## begin MATERIAL

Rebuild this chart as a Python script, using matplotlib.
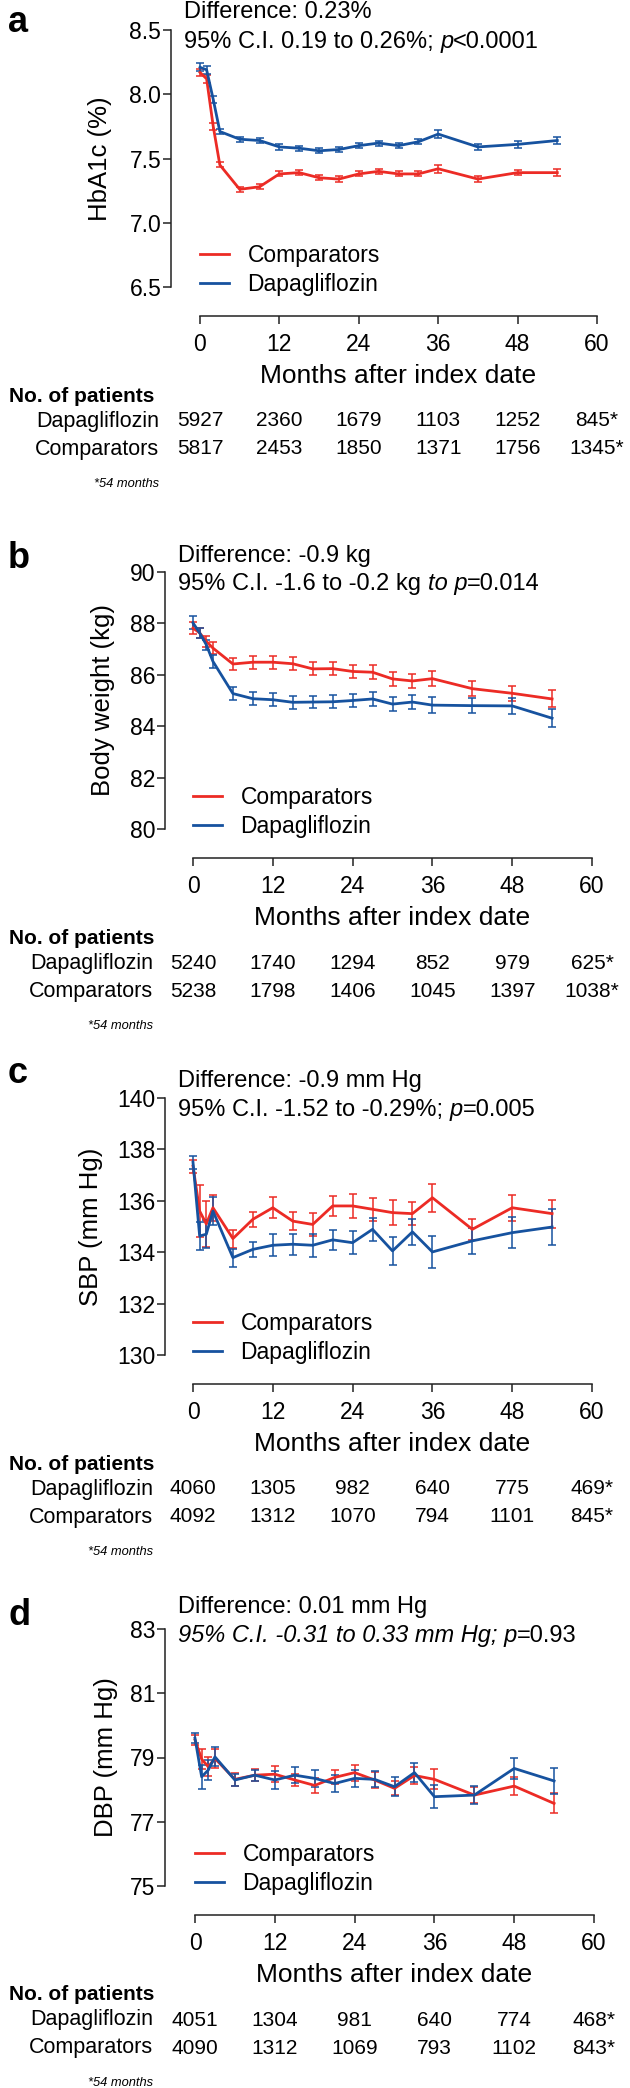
import matplotlib
matplotlib.use('Agg')
import matplotlib.pyplot as plt

plt.rcParams['font.family'] = ['Liberation Sans', 'DejaVu Sans']

months = [0, 1, 2, 3, 6, 9, 12, 15, 18, 21, 24, 27, 30, 33, 36, 42, 48, 54]
table_months = [0, 12, 24, 36, 48, 60]

# a: HbA1c
hba1c_comp = [8.17, 8.12, 7.75, 7.45, 7.26, 7.28, 7.38, 7.39, 7.35, 7.34, 7.38, 7.40, 7.38, 7.38, 7.42, 7.34, 7.39, 7.39]
hba1c_comp_err = [0.03, 0.03, 0.03, 0.02, 0.02, 0.02, 0.02, 0.02, 0.02, 0.02, 0.02, 0.02, 0.02, 0.02, 0.03, 0.02, 0.02, 0.03]
hba1c_dapa = [8.21, 8.19, 7.96, 7.71, 7.65, 7.64, 7.59, 7.58, 7.56, 7.57, 7.60, 7.62, 7.60, 7.63, 7.69, 7.59, 7.61, 7.64]
hba1c_dapa_err = [0.03, 0.03, 0.03, 0.02, 0.02, 0.02, 0.02, 0.02, 0.02, 0.02, 0.02, 0.02, 0.02, 0.02, 0.03, 0.02, 0.03, 0.03]
hba1c_n_dapa = ['5927', '2360', '1679', '1103', '1252', '845*']
hba1c_n_comp = ['5817', '2453', '1850', '1371', '1756', '1345*']

# b: body weight
weight_comp = [87.82, 87.63, 87.30, 87.04, 86.42, 86.49, 86.49, 86.43, 86.23, 86.24, 86.13, 86.10, 85.84, 85.76, 85.85, 85.46, 85.28, 85.06]
weight_comp_err = [0.25, 0.2, 0.2, 0.22, 0.25, 0.25, 0.25, 0.25, 0.25, 0.25, 0.27, 0.27, 0.28, 0.28, 0.28, 0.3, 0.3, 0.33]
weight_dapa = [88.02, 87.63, 87.17, 86.52, 85.27, 85.07, 85.03, 84.93, 84.94, 84.95, 85.00, 85.06, 84.86, 84.94, 84.82, 84.80, 84.79, 84.31]
weight_dapa_err = [0.25, 0.2, 0.2, 0.25, 0.25, 0.25, 0.25, 0.25, 0.25, 0.26, 0.27, 0.27, 0.28, 0.29, 0.3, 0.3, 0.3, 0.35]
weight_n_dapa = ['5240', '1740', '1294', '852', '979', '625*']
weight_n_comp = ['5238', '1798', '1406', '1045', '1397', '1038*']

# c: SBP
sbp_comp = [137.35, 135.6, 135.1, 135.73, 134.53, 135.28, 135.73, 135.21, 135.08, 135.8, 135.8, 135.67, 135.54, 135.5, 136.12, 134.89, 135.73, 135.5]
sbp_comp_err = [0.25, 1.0, 0.9, 0.5, 0.35, 0.3, 0.4, 0.35, 0.45, 0.4, 0.45, 0.45, 0.5, 0.45, 0.55, 0.4, 0.5, 0.55]
sbp_dapa = [137.5, 134.63, 134.7, 135.6, 133.79, 134.11, 134.27, 134.31, 134.27, 134.48, 134.37, 134.89, 134.05, 134.79, 134.01, 134.44, 134.76, 134.98]
sbp_dapa_err = [0.25, 0.55, 0.55, 0.55, 0.35, 0.3, 0.42, 0.4, 0.45, 0.4, 0.45, 0.45, 0.55, 0.5, 0.63, 0.5, 0.6, 0.7]
sbp_n_dapa = ['4060', '1305', '982', '640', '775', '469*']
sbp_n_comp = ['4092', '1312', '1070', '794', '1101', '845*']

# d: DBP
dbp_comp = [79.55, 78.95, 78.71, 78.97, 78.32, 78.45, 78.48, 78.3, 78.13, 78.38, 78.53, 78.3, 78.04, 78.44, 78.32, 77.83, 78.11, 77.57]
dbp_comp_err = [0.15, 0.3, 0.3, 0.3, 0.2, 0.18, 0.25, 0.2, 0.22, 0.22, 0.25, 0.25, 0.22, 0.25, 0.31, 0.25, 0.28, 0.31]
dbp_dapa = [79.6, 78.4, 78.61, 79.02, 78.3, 78.45, 78.3, 78.45, 78.35, 78.19, 78.35, 78.32, 78.09, 78.53, 77.78, 77.83, 78.66, 78.27]
dbp_dapa_err = [0.15, 0.37, 0.3, 0.3, 0.2, 0.17, 0.27, 0.25, 0.27, 0.25, 0.27, 0.25, 0.3, 0.3, 0.35, 0.27, 0.34, 0.4]
dbp_n_dapa = ['4051', '1304', '981', '640', '774', '468*']
dbp_n_comp = ['4090', '1312', '1069', '793', '1102', '843*']

RED = '#ec2b25'
BLUE = '#16529f'
W, H = 630, 2088
AX_H = 257

fig = plt.figure(figsize=(6.3, 20.88), dpi=100)


def fx(px):
    return px / W


def fy(py):
    return 1 - py / H


def rich_text(x, y, parts, size):
    # draw text pieces one after another so some of them can be italic
    renderer = fig.canvas.get_renderer()
    for s, style in parts:
        t = fig.text(fx(x), fy(y), s, style=style, fontsize=size, ha='left', va='baseline')
        x += t.get_window_extent(renderer).width


def draw_panel(letter, letter_y, top, spine_x, x0_px, x60_px, ylabel_x, yticks, yfmt, ylabel,
               comp, comp_err, dapa, dapa_err, line1, line2, text_y, n_dapa, n_comp):
    bottom = top + AX_H
    pxpm = (x60_px - x0_px) / 60
    xlo = -(x0_px - spine_x) / pxpm
    xhi = 60.6
    right = x0_px + xhi * pxpm
    ax = fig.add_axes([fx(spine_x), fy(bottom), (right - spine_x) / W, AX_H / H])

    c_comp = ax.errorbar(months, comp, yerr=comp_err, color=RED, lw=2.0,
                         elinewidth=1.1, capsize=2.6, capthick=1.1)
    c_dapa = ax.errorbar(months, dapa, yerr=dapa_err, color=BLUE, lw=2.0,
                         elinewidth=1.1, capsize=2.6, capthick=1.1)

    ax.set_xlim(xlo, xhi)
    ax.set_ylim(yticks[0], yticks[-1])
    ax.set_xticks(table_months)
    ax.set_yticks(yticks)
    ax.set_yticklabels([yfmt % v for v in yticks])
    for s in ['top', 'right']:
        ax.spines[s].set_visible(False)
    ax.spines['bottom'].set_bounds(0, 60)
    ax.spines['bottom'].set_position(('outward', 29 * 0.72))
    for s in ['left', 'bottom']:
        ax.spines[s].set_linewidth(1.1)
        ax.spines[s].set_color('#222222')
    ax.tick_params(axis='both', direction='out', length=5.5, width=1.1, colors='#222222',
                   labelcolor='black', labelsize=16.5)
    ax.tick_params(axis='y', pad=1.5)
    ax.tick_params(axis='x', pad=6.5)
    ax.patch.set_visible(False)

    ax.legend([c_comp.lines[0], c_dapa.lines[0]], ['Comparators', 'Dapagliflozin'],
              loc='lower left', bbox_to_anchor=((x0_px - spine_x) / (right - spine_x), -9 / AX_H),
              frameon=False, fontsize=16.5, borderpad=0, borderaxespad=0,
              handlelength=1.27, handletextpad=0.8, labelspacing=0.25)

    fig.text(fx(ylabel_x), fy(top + AX_H / 2), ylabel, rotation=90,
             ha='center', va='center', fontsize=18.5)
    fig.text(fx(8), fy(letter_y), letter, fontsize=26, weight='bold', ha='left', va='baseline')

    rich_text(spine_x + 13, text_y[0], line1, 17)
    rich_text(spine_x + 13, text_y[1], line2, 17)

    tr = ax.get_xaxis_transform()
    ax.text(30, -89 / AX_H, 'Months after index date', transform=tr,
            ha='center', va='center', fontsize=19)
    fig.text(fx(9), fy(bottom + 109), 'No. of patients', weight='bold',
             ha='left', va='center', fontsize=15)
    fig.text(fx(spine_x - 12), fy(bottom + 134), 'Dapagliflozin', ha='right', va='center', fontsize=15.5)
    fig.text(fx(spine_x - 12), fy(bottom + 162), 'Comparators', ha='right', va='center', fontsize=15.5)
    for m, nd, nc in zip(table_months, n_dapa, n_comp):
        ax.text(m, -134 / AX_H, nd, transform=tr, ha='center', va='center', fontsize=15, clip_on=False)
        ax.text(m, -162 / AX_H, nc, transform=tr, ha='center', va='center', fontsize=15, clip_on=False)
    fig.text(fx(spine_x - 12), fy(bottom + 197), '*54 months', style='italic',
             ha='right', va='center', fontsize=9.3)
    return ax


draw_panel('a', 32, 30, 171, 200, 597, 100, [6.5, 7.0, 7.5, 8.0, 8.5], '%.1f', 'HbA1c (%)',
           hba1c_comp, hba1c_comp_err, hba1c_dapa, hba1c_dapa_err,
           [('Difference: 0.23%', 'normal')],
           [('95% C.I. 0.19 to 0.26%; ', 'normal'), ('p', 'italic'), ('<0.0001', 'normal')],
           (18, 48), hba1c_n_dapa, hba1c_n_comp)

draw_panel('b', 568, 572, 165, 193, 592, 103, [80, 82, 84, 86, 88, 90], '%d', 'Body weight (kg)',
           weight_comp, weight_comp_err, weight_dapa, weight_dapa_err,
           [('Difference: -0.9 kg', 'normal')],
           [('95% C.I. -1.6 to -0.2 kg ', 'normal'), ('to p', 'italic'), ('=0.014', 'normal')],
           (562, 590), weight_n_dapa, weight_n_comp)

draw_panel('c', 1083, 1098, 165, 193, 592, 91, [130, 132, 134, 136, 138, 140], '%d', 'SBP (mm Hg)',
           sbp_comp, sbp_comp_err, sbp_dapa, sbp_dapa_err,
           [('Difference: -0.9 mm Hg', 'normal')],
           [('95% C.I. -1.52 to -0.29%; ', 'normal'), ('p', 'italic'), ('=0.005', 'normal')],
           (1087, 1116), sbp_n_dapa, sbp_n_comp)

draw_panel('d', 1625, 1629, 165, 195, 594, 106, [75, 77, 79, 81, 83], '%d', 'DBP (mm Hg)',
           dbp_comp, dbp_comp_err, dbp_dapa, dbp_dapa_err,
           [('Difference: 0.01 mm Hg', 'normal')],
           [('95% C.I. -0.31 to 0.33 mm Hg; p', 'italic'), ('=0.93', 'normal')],
           (1613, 1642), dbp_n_dapa, dbp_n_comp)

fig.savefig('out.png', dpi=100)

## end MATERIAL

WHAT YOU SHOULD DO:
Your task is to return the lines above, from the first one up to and including the line containing "['5238', '1798', '1406', '1045', '1397', '1038*']", minus any pictures.

ANSWER TO THE TASK:
Rebuild this chart as a Python script, using matplotlib.
import matplotlib
matplotlib.use('Agg')
import matplotlib.pyplot as plt

plt.rcParams['font.family'] = ['Liberation Sans', 'DejaVu Sans']

months = [0, 1, 2, 3, 6, 9, 12, 15, 18, 21, 24, 27, 30, 33, 36, 42, 48, 54]
table_months = [0, 12, 24, 36, 48, 60]

# a: HbA1c
hba1c_comp = [8.17, 8.12, 7.75, 7.45, 7.26, 7.28, 7.38, 7.39, 7.35, 7.34, 7.38, 7.40, 7.38, 7.38, 7.42, 7.34, 7.39, 7.39]
hba1c_comp_err = [0.03, 0.03, 0.03, 0.02, 0.02, 0.02, 0.02, 0.02, 0.02, 0.02, 0.02, 0.02, 0.02, 0.02, 0.03, 0.02, 0.02, 0.03]
hba1c_dapa = [8.21, 8.19, 7.96, 7.71, 7.65, 7.64, 7.59, 7.58, 7.56, 7.57, 7.60, 7.62, 7.60, 7.63, 7.69, 7.59, 7.61, 7.64]
hba1c_dapa_err = [0.03, 0.03, 0.03, 0.02, 0.02, 0.02, 0.02, 0.02, 0.02, 0.02, 0.02, 0.02, 0.02, 0.02, 0.03, 0.02, 0.03, 0.03]
hba1c_n_dapa = ['5927', '2360', '1679', '1103', '1252', '845*']
hba1c_n_comp = ['5817', '2453', '1850', '1371', '1756', '1345*']

# b: body weight
weight_comp = [87.82, 87.63, 87.30, 87.04, 86.42, 86.49, 86.49, 86.43, 86.23, 86.24, 86.13, 86.10, 85.84, 85.76, 85.85, 85.46, 85.28, 85.06]
weight_comp_err = [0.25, 0.2, 0.2, 0.22, 0.25, 0.25, 0.25, 0.25, 0.25, 0.25, 0.27, 0.27, 0.28, 0.28, 0.28, 0.3, 0.3, 0.33]
weight_dapa = [88.02, 87.63, 87.17, 86.52, 85.27, 85.07, 85.03, 84.93, 84.94, 84.95, 85.00, 85.06, 84.86, 84.94, 84.82, 84.80, 84.79, 84.31]
weight_dapa_err = [0.25, 0.2, 0.2, 0.25, 0.25, 0.25, 0.25, 0.25, 0.25, 0.26, 0.27, 0.27, 0.28, 0.29, 0.3, 0.3, 0.3, 0.35]
weight_n_dapa = ['5240', '1740', '1294', '852', '979', '625*']
weight_n_comp = ['5238', '1798', '1406', '1045', '1397', '1038*']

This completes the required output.